= John Stoke (doctor) =

New Zealand doctor

John Charles Jamieson Stoke (1928–2000) was an English-New Zealand medical doctor. He was Director of Public Health in New Zealand from 1986 to 1987.

== Early life and education ==

Stoke was born on 14 August 1928, in Leigh-on-Sea, in Essex, England. Stoke's father was the son of Polish immigrants who came to England under a church sponsorship in the 1880s. His mother was the daughter of a Scottish marine engineer. His parents met (in London) through church activities and married in 1918.

When World War II broke out, the family had to move from Essex for safety reasons to Surrey. Stoke gained a scholarship and went to school at the King Edward 6th Grammar School in Guildford. In 1943, the family returned to Leigh-on-Sea, and Stoke attended the local grammar school in Westcliff.

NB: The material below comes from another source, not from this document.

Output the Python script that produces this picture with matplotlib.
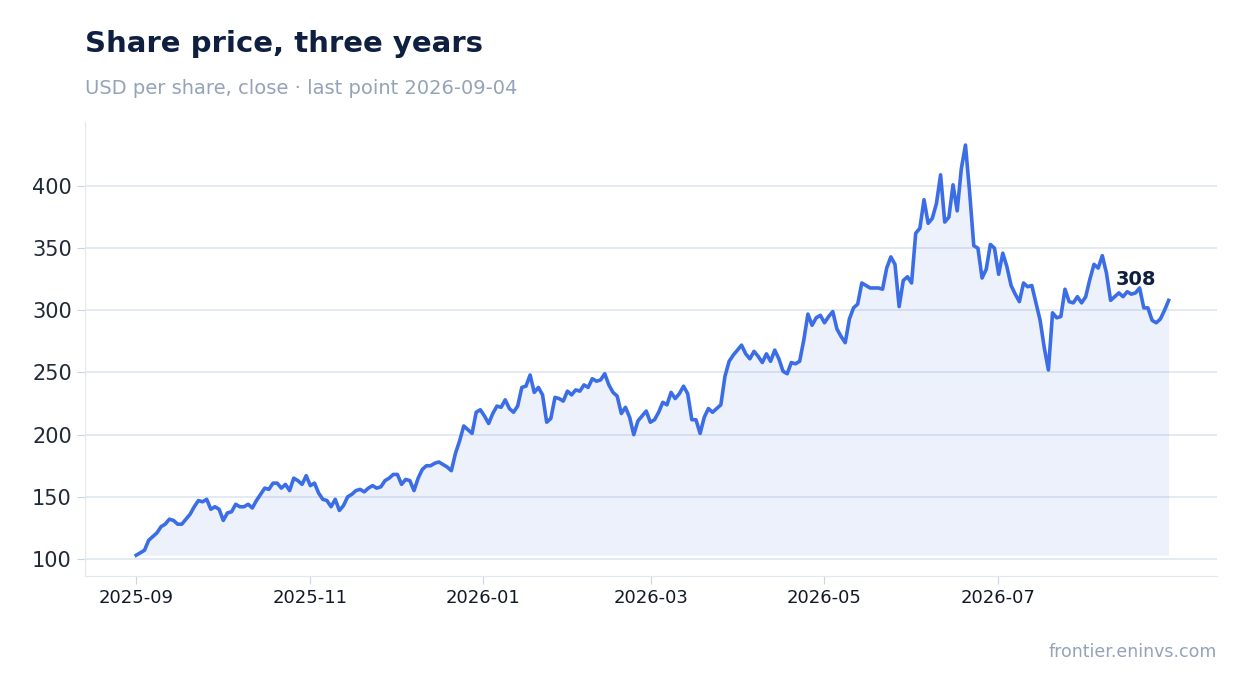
import numpy as np
import pandas as pd
import matplotlib
matplotlib.use("Agg")
import matplotlib.pyplot as plt
import matplotlib.dates as mdates

# closing prices (roughly evenly spaced in time)
prices = [103, 105, 107, 115, 118, 121, 126, 128, 132, 131, 128, 128, 132, 136, 142, 147, 146, 148,
          140, 142, 140, 131, 137, 138, 144, 142, 142, 144, 141, 147, 152, 157, 156, 161, 161, 157,
          160, 155, 165, 163, 160, 167, 159, 161, 153, 148, 147, 142, 148, 139, 143, 150, 152, 155,
          156, 154, 157, 159, 157, 158, 163, 165, 168, 168, 160, 164, 163, 155, 165, 172, 175, 175,
          177, 178, 176, 174, 171, 185, 195, 207, 204, 201, 218, 220, 215, 209, 217, 223, 222, 228,
          221, 218, 223, 238, 239, 248, 234, 238, 232, 210, 213, 230, 229, 227, 235, 232, 236, 235,
          240, 238, 245, 243, 244, 249, 240, 234, 231, 217, 222, 214, 200, 211, 215, 219, 210, 212,
          218, 226, 224, 234, 229, 233, 239, 233, 212, 212, 201, 214, 221, 218, 221, 224, 247, 259,
          264, 268, 272, 265, 261, 267, 263, 258, 265, 259, 268, 261, 251, 249, 258, 257, 259, 276,
          297, 288, 294, 296, 290, 295, 299, 285, 279, 274, 293, 302, 305, 322, 320, 318, 318, 318,
          317, 334, 343, 337, 303, 324, 327, 322, 362, 366, 389, 370, 374, 386, 409, 371, 375, 401,
          380, 414, 433, 395, 352, 350, 326, 333, 353, 350, 329, 346, 335, 320, 313, 307, 322, 319,
          320, 306, 292, 270, 252, 298, 294, 295, 317, 307, 306, 311, 306, 311, 325, 337, 334, 344,
          330, 308, 311, 314, 311, 315, 313, 314, 318, 302, 302, 292, 290, 293, 300, 308]
dates = pd.date_range("2025-09-01", "2026-08-30", periods=len(prices))
tick_dates = pd.to_datetime(["2025-09-01", "2025-11-01", "2026-01-01",
                             "2026-03-01", "2026-05-01", "2026-07-01"])

line_col = "#3b6ee6"
navy = "#0f1f40"
grey = "#94a3b8"

fig = plt.figure(figsize=(12.47, 6.93), dpi=100)
ax = fig.add_axes([85 / 1247, 1 - 576 / 693, 1132 / 1247, 454 / 693])

ax.fill_between(dates, prices, min(prices), color=line_col, alpha=0.09, lw=0)
ax.plot(dates, prices, color=line_col, lw=2.6)

ax.set_xlim(pd.Timestamp("2025-08-14"), pd.Timestamp("2026-09-16"))
ax.set_ylim(86.3, 451.5)
ax.set_yticks([100, 150, 200, 250, 300, 350, 400])
ax.set_xticks(tick_dates)
ax.xaxis.set_major_formatter(mdates.DateFormatter("%Y-%m"))
ax.tick_params(axis="y", labelsize=15, colors="#1f2937", length=6, color="#cbd5e1")
ax.tick_params(axis="x", labelsize=13, colors="#111827", length=6, color="#cbd5e1")
ax.grid(axis="y", color="#e2e8f0", lw=1.3)
ax.set_axisbelow(True)
for s in ["top", "right"]:
    ax.spines[s].set_visible(False)
for s in ["left", "bottom"]:
    ax.spines[s].set_color("#e2e8f0")

ax.annotate(f"{prices[-1]}", (dates[-1], prices[-1]), xytext=(-33, 21),
            textcoords="offset points" if False else "offset pixels",
            ha="center", va="center", fontsize=14, fontweight="bold", color=navy)

fig.text(85 / 1247, 1 - 44 / 693, "Share price, three years", fontsize=21,
         fontweight="bold", color=navy, va="center")
fig.text(85 / 1247, 1 - 88 / 693, "USD per share, close · last point 2026-09-04",
         fontsize=14, color=grey, va="center")
fig.text(1217 / 1247, 1 - 652 / 693, "frontier.eninvs.com", fontsize=12.5,
         color=grey, ha="right", va="center")

fig.savefig("out.png", dpi=100)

He passed his matriculation exam in 1944 with distinction in history, Latin, and maths.

In 1946, Stoke was accepted for medical training at St Bartholomew's Hospital in London.

== In Zimbabwe ==

After graduating from medical school, Stoke did "house appointments" in hospitals from 1952 to 1953. He became a Surgeon Lieutenant in the Royal Navy and served there from 1953 to 1957. During this time, Stoke met Bernice and they were married in 1954.

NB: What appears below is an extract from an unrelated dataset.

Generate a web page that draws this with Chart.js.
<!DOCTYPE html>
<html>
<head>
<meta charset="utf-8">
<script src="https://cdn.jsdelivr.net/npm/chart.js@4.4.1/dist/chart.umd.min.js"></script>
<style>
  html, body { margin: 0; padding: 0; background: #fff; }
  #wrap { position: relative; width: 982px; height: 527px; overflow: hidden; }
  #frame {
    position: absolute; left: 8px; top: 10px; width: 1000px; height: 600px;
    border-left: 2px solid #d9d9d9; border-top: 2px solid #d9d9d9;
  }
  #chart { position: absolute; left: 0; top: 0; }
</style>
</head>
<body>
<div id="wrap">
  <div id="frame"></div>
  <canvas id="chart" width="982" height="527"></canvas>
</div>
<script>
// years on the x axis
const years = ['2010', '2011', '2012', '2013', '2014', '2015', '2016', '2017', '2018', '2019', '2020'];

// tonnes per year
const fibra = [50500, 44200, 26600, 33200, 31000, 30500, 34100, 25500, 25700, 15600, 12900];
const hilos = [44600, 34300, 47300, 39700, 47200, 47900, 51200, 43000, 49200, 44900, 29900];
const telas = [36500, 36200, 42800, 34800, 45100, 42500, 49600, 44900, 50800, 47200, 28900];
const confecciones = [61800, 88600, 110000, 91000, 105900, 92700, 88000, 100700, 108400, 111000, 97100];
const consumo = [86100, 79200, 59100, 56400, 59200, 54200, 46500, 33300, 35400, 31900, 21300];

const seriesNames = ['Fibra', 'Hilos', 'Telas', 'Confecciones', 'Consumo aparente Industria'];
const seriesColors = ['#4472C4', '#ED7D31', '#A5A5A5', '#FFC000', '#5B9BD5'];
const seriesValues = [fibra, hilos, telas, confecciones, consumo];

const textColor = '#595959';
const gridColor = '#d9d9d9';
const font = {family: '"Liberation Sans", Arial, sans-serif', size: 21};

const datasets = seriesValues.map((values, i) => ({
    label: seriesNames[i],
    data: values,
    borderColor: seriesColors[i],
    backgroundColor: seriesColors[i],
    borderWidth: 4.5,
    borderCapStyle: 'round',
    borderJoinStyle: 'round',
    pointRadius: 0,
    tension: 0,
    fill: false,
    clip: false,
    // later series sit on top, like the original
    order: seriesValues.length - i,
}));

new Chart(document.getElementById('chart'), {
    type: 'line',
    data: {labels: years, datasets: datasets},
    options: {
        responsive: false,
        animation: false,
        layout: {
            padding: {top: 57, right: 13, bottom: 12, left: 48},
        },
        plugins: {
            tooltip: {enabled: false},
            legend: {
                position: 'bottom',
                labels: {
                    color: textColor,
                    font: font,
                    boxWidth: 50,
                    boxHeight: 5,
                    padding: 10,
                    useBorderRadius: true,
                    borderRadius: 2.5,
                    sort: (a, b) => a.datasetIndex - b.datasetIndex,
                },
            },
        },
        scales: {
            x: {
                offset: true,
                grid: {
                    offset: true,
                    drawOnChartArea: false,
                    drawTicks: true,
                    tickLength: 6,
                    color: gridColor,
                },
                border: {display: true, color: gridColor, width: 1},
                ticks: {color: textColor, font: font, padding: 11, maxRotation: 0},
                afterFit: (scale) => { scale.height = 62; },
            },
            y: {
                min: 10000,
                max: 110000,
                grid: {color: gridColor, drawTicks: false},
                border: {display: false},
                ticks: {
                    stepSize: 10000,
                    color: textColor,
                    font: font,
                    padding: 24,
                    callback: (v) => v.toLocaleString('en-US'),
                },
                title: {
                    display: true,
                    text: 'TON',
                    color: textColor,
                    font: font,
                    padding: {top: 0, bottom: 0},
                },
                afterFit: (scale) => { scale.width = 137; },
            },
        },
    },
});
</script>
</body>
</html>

In 1958, the family moved to Southern Rhodesia. Stoke initially worked as a general practitioner in rural areas. During this time he became involved in leprosy work. He trained locals in leprosy treatment, with the result that leper colonies in the area became unnecessary.

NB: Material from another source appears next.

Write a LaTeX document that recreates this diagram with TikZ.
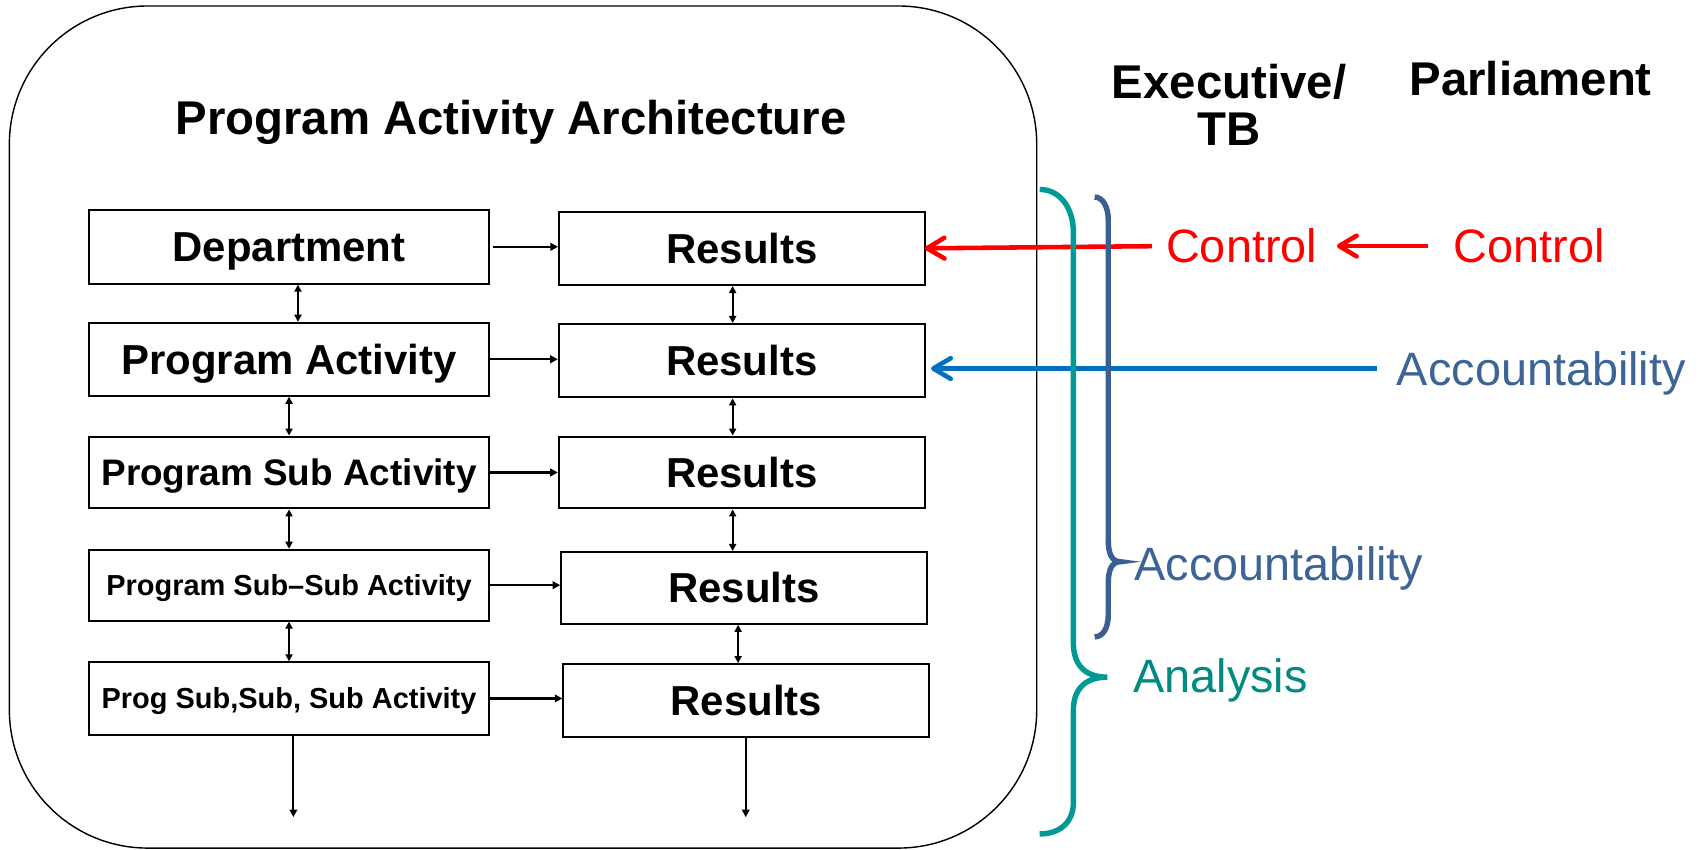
\documentclass[tikz,border=0pt]{standalone}
\usepackage{fontspec}
\setmainfont{Liberation Sans}
\usetikzlibrary{arrows.meta,calc}

\definecolor{ctrlred}{RGB}{255,0,0}
\definecolor{acctblue}{RGB}{0,112,192}
\definecolor{acctnavy}{RGB}{58,96,146}
\definecolor{accttext}{RGB}{60,100,150}
\definecolor{anateal}{RGB}{0,153,148}
\definecolor{anatext}{RGB}{0,138,128}

\newcommand\fsz[1]{\fontsize{#1}{#1}\selectfont}

\begin{document}
\begin{tikzpicture}[x=1pt,y=-1pt,
  pabox/.style={draw, line width=1.8pt, inner sep=0pt, text depth=0pt},
  leftbox/.style={pabox, minimum width=368pt},
  rightbox/.style={pabox, minimum width=336pt},
  bigtxt/.style={font=\bfseries\fsz{38.5}, text height=27.6pt},
  midtxt/.style={font=\bfseries\fsz{33.9}, text height=24.3pt},
  smalltxt/.style={font=\bfseries\fsz{26.6}, text height=19.1pt},
  heading/.style={font=\bfseries\fsz{43.5}, inner sep=0pt},
  lbl/.style={font=\fsz{43}, inner sep=0pt, text depth=0pt, text height=30.8pt, anchor=west},
  smallarr/.style={line width=1.9pt, -{Triangle[length=7pt,width=7pt]}},
  dblarr/.style={line width=1.7pt, {Triangle[length=6.5pt,width=6.5pt]}-{Triangle[length=6.5pt,width=6.5pt]}},
  barb/.style={-{Straight Barb[length=16pt,width=19pt,round]}},
  redline/.style={barb, draw=ctrlred, line width=4.2pt},
  blueline/.style={barb, draw=acctblue, line width=4.2pt},
]
\useasboundingbox (0,0) rectangle (1568,780);

% outer rounded frame
\node[draw, line width=1.3pt, rounded corners=127pt, inner sep=0pt,
      minimum width=943.7pt, minimum height=773.5pt] (frame) at (480.45,392.25) {};

% headings (the two-line heading is placed by the baseline of its last line)
\node[heading, anchor=base] (title) at (469.5,124) {Program Activity Architecture};
\node[heading, anchor=base, align=center] (exec) at (1129,134) {\fontsize{43.5}{53}\selectfont Executive/\\TB};
\node[heading, anchor=base] (parl) at (1406,88) {Parliament};

% left column
\node[leftbox, bigtxt, minimum height=67.7pt] (dep)  at (265.5,226.7) {Department};
\node[leftbox, bigtxt, minimum height=67pt]   (pa)   at (265.5,330)   {Program Activity};
\node[leftbox, midtxt, minimum height=66pt]   (psa)  at (265.5,434)   {Program Sub Activity};
\node[leftbox, smalltxt, minimum height=65pt] (pssa) at (265.5,537.5) {Program Sub--Sub Activity};
\node[leftbox, smalltxt, minimum height=66.4pt] (psss) at (265.5,641.6) {Prog Sub,Sub, Sub Activity};

% right column
\node[rightbox, bigtxt, minimum height=67.4pt] (r1) at (681.5,228.1) {Results};
\node[rightbox, bigtxt, minimum height=67.4pt] (r2) at (681.3,331.3) {Results};
\node[rightbox, bigtxt, minimum height=66pt]   (r3) at (681.3,434)   {Results};
\node[rightbox, bigtxt, minimum height=66pt]   (r4) at (683.5,540)   {Results};
\node[rightbox, bigtxt, minimum height=67.2pt] (r5) at (685.5,643.6) {Results};

% horizontal links
\draw[smallarr, shorten <=2.5pt] (dep.east) -- (dep.east -| r1.west);
\draw[smallarr] (pa.east)   -- (pa.east -| r2.west);
\draw[smallarr] (psa.east)  -- (psa.east -| r3.west);
\draw[smallarr] (pssa.east) -- (pssa.east -| r4.west);
\draw[smallarr] (psss.east) -- (psss.east -| r5.west);

% vertical links, left column
\draw[dblarr] ($(dep.south)+(8.2,0)$) -- ($(pa.north)+(8.2,0)$);
\draw[dblarr] (pa.south) -- (psa.north);
\draw[dblarr] (psa.south) -- (pssa.north);
\draw[dblarr] (pssa.south) -- (psss.north);
\coordinate (endL) at (269.5,750.6);
\draw[smallarr] ($(psss.south)+(4,0)$) -- (endL);

% vertical links, right column
\draw[dblarr] ($(r1.south)+(-8.5,0)$) -- ($(r2.north)+(-8.3,0)$);
\draw[dblarr] ($(r2.south)+(-8.3,0)$) -- ($(r3.north)+(-8.3,0)$);
\draw[dblarr] ($(r3.south)+(-8.3,0)$) -- ($(r4.north)+(-10.5,0)$);
\draw[dblarr] ($(r4.south)+(-5.5,0)$) -- ($(r5.north)+(-7.5,0)$);
\coordinate (endR) at (685,750.6);
\draw[smallarr] ($(r5.south)+(-0.5,0)$) -- (endR);

% labels on the right
\node[lbl, text=ctrlred] (ctl1) at (1071,226) {Control};
\node[lbl, text=ctrlred] (ctl2) at (1335,226) {Control};
\node[lbl, text=accttext] (acc1) at (1283,338.5) {Accountability};
\node[lbl, text=accttext] (acc2) at (1042,518) {Accountability};
\node[lbl, text=anatext]  (anl)  at (1041,621) {Analysis};

% control and accountability flows
\draw[redline, shorten <=13pt, shorten >=-1pt] (ctl1.west) -- (r1.east);
\draw[redline, shorten <=23pt, shorten >=18pt] (ctl2.west) -- (ctl1.east);
\draw[blueline, shorten <=18pt, shorten >=5pt] (acc1.west) -- (acc1.west -| r2.east);

% braces
\draw[anateal, line width=5pt]
  (955,174) .. controls (973,174) and (986,190) .. (986,214)
  -- (986,591) .. controls (986,610) and (996,622) .. (1017,622)
  .. controls (996,622) and (986,634) .. (986,652)
  -- (986,737) .. controls (986,755) and (974,766) .. (955,766);
\draw[acctnavy, line width=5pt]
  (1005.5,181) .. controls (1013,181) and (1018,190) .. (1018,202)
  -- (1018,496) .. controls (1018,508) and (1021,516) .. (1029,516)
  .. controls (1021,516) and (1018,524) .. (1018,536)
  -- (1018,565) .. controls (1018,577) and (1013,585) .. (1005.5,585);
\end{tikzpicture}
\end{document}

After a period as a general practitioner in Salisbury (Harare), Stoke became Senior Medical Officer in the Royal Rhodesian Air Force, and the family moved to (Gwelo). It was during this time that he developed his interest in Occupational and Preventive Medicine.

In 1969, the family returned to Salisbury, and Stoke became a lecturer in Preventive Medicine at the University of Rhodesia, where he worked until 1976. In 1975 he returned to England on sabbatical, and did post-graduate work in Occupational Medicine. During this time the political situation in Rhodesia was deteriorating. Faced with the prospect that his elder sons would soon be drafted into the Rhodesian army, Stoke decided to migrate. After applying for several positions around the world, he was offered a position in New Zealand.

== In New Zealand ==
In 1976, the family migrated to New Zealand, leaving behind the two eldest boys to complete their university studies – Mike in Cape Town and Alan in Salisbury. They settled in Paraparaumu. Stoke initially was Senior Medical Officer with the Ministry of Transport, and then joined the Ministry of Health, with responsibility for Occupational Health.

In 1981, Stoke undertook a World Health Organization (WHO) fellowship, studying the effect of political and socioeconomic systems on occupational health. The four-month fellowship included visits to Canada, USA, Ireland, United Kingdom, the USSR and Sweden.

In 1986, Stoke was appointed Director of Public Health in New Zealand. During this time he also did some lecturing in community health at the Wellington branch of Otago Medical School, and was active in the Asia/Pacific branch of the WHO.

In 1987, complications from cataract surgery resulted in Stoke's retirement from the Ministry of Health. After some months of convalescence, his vision improved sufficiently for him to work again, and he was appointed co-ordinator of the Occupational Health Task Force of the National Health Institute. Stoke retired again in 1989. John's work with the World Health Organization continued after his retirement. He undertook assignments in the Western Pacific, China, Vietnam and Papua New Guinea.

Stoke died on 27 July 2000, in Auckland.

In 2001 ANZSOM (NZ) - The Australia & New Zealand Society of Occupational Medicine inaugurated the John Stoke Medal in his honour, as a way of recognising special contributions to occupational medicine by its members.